* [WHAT THE EXERCISE ASKS] Copy out all lines carrying the word "with".

* [SUPPLIED INFORMATION]

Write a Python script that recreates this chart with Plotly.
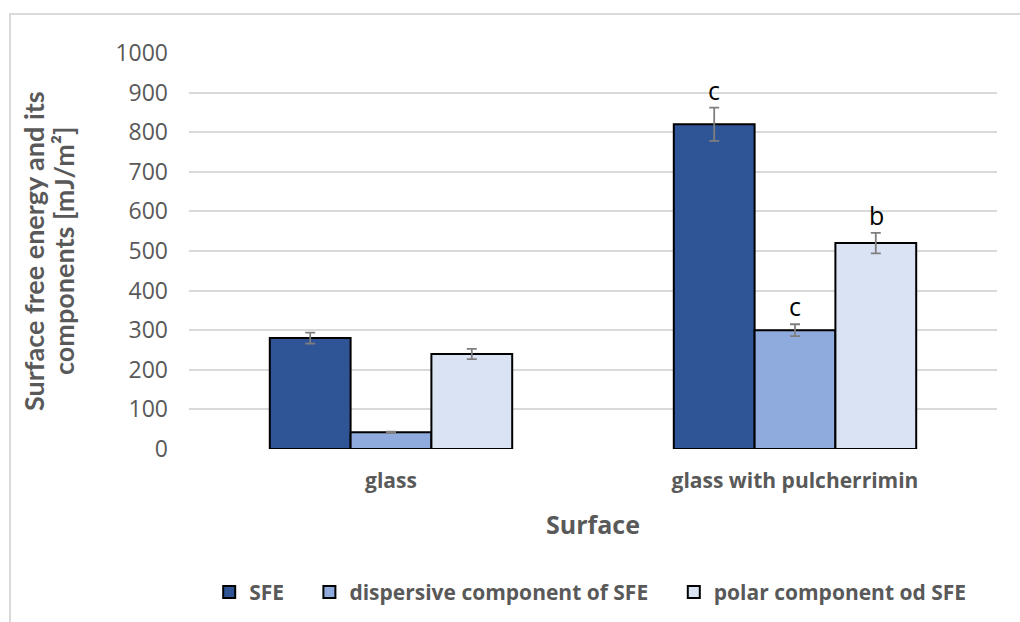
import plotly.graph_objects as go

# Surfaces compared
surfaces = ["glass", "glass with pulcherrimin"]

# Surface free energy (SFE) and its components [mJ/m²]
series_names = ["SFE", "dispersive component of SFE", "polar component od SFE"]
sfe = [280, 820]
dispersive = [42, 300]
polar = [240, 520]

# standard deviations
sfe_err = [14, 42]
dispersive_err = [2, 15]
polar_err = [13, 26]

# significance letters
sfe_letters = ["", "c"]
dispersive_letters = ["", "c"]
polar_letters = ["", "b"]

colors = ["#2f5597", "#8faadc", "#dae3f3"]
FONT = "'Open Sans', sans-serif"
TFONT = "Lato, 'Open Sans', sans-serif"
GRAY = "#595959"

values = [sfe, dispersive, polar]
errors = [sfe_err, dispersive_err, polar_err]
letters = [sfe_letters, dispersive_letters, polar_letters]
legend_ids = ["legend", "legend2", "legend3"]
legend_x = [0.025, 0.149, 0.6]

fig = go.Figure()
for name, vals, errs, col, lg in zip(series_names, values, errors, colors, legend_ids):
    fig.add_trace(go.Bar(
        name=name, x=surfaces, y=vals, legend=lg,
        marker=dict(color=col, line=dict(color="black", width=2)),
        error_y=dict(type="data", array=errs, color="#7f7f7f", thickness=1.8, width=5),
    ))

# letters sit just above each error bar
bar_px = 81
for k, (vals, errs, labs) in enumerate(zip(values, errors, letters)):
    for surf, v, e, t in zip(surfaces, vals, errs, labs):
        if t:
            fig.add_annotation(
                x=surf, y=v + e, xref="x", yref="y", text=t, showarrow=False,
                xshift=(k - 1) * bar_px, yshift=-1, yanchor="bottom",
                font=dict(family=FONT, size=25, color="black"),
            )

L, R, T, B = 189, 23, 53, 173
W, H = 1020, 622
pw, ph = W - L - R, H - T - B

# y-axis title, two rotated lines
ytitle_lines = ["Surface free energy and its", "components [mJ/m²]"]
for line, xc in zip(ytitle_lines, [33, 63]):
    fig.add_annotation(
        text=line, xref="paper", yref="paper", x=(xc - L) / pw, y=0.5,
        xanchor="center", yanchor="middle", textangle=-90, showarrow=False,
        font=dict(family=TFONT, size=27, color=GRAY, weight="bold"),
    )

# outer chart frame
fig.add_shape(
    type="rect", xref="paper", yref="paper",
    x0=(10 - L) / pw, x1=(W + 10 - L) / pw,
    y0=(T + ph - (H + 10)) / ph, y1=(T + ph - 14) / ph,
    line=dict(color="#d9d9d9", width=2), fillcolor="rgba(0,0,0,0)", layer="below",
)

legend_style = dict(
    orientation="h", y=-0.31, xanchor="left", yanchor="top",
    font=dict(family=FONT, size=21, color=GRAY, weight="bold"),
    itemwidth=30, bgcolor="rgba(0,0,0,0)",
)

fig.update_layout(
    width=W, height=H,
    margin=dict(l=L, r=R, t=T, b=B, autoexpand=False),
    paper_bgcolor="white", plot_bgcolor="white",
    barmode="group", bargap=0.4, bargroupgap=0,
    font=dict(family=FONT, color=GRAY),
    showlegend=True,
    legend=dict(x=legend_x[0], **legend_style),
    legend2=dict(x=legend_x[1], **legend_style),
    legend3=dict(x=legend_x[2], **legend_style),
    xaxis=dict(
        showgrid=False, showline=False, zeroline=False, ticks="",
        automargin=False,
        tickfont=dict(family=FONT, size=21, color=GRAY, weight="bold"),
        ticklabelstandoff=17,
        title=dict(text="Surface", standoff=23,
                   font=dict(family=FONT, size=25, color=GRAY, weight="bold")),
    ),
    yaxis=dict(
        range=[0, 1000], dtick=100, showline=False, zeroline=False, ticks="",
        automargin=False,
        showgrid=True, gridcolor="#d9d9d9", gridwidth=1.5,
        tickfont=dict(family=FONT, size=23, color=GRAY),
        ticklabelstandoff=20,
    ),
)

fig.write_html("out.html")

* [ANSWER]
Write a Python script that recreates this chart with Plotly.
surfaces = ["glass", "glass with pulcherrimin"]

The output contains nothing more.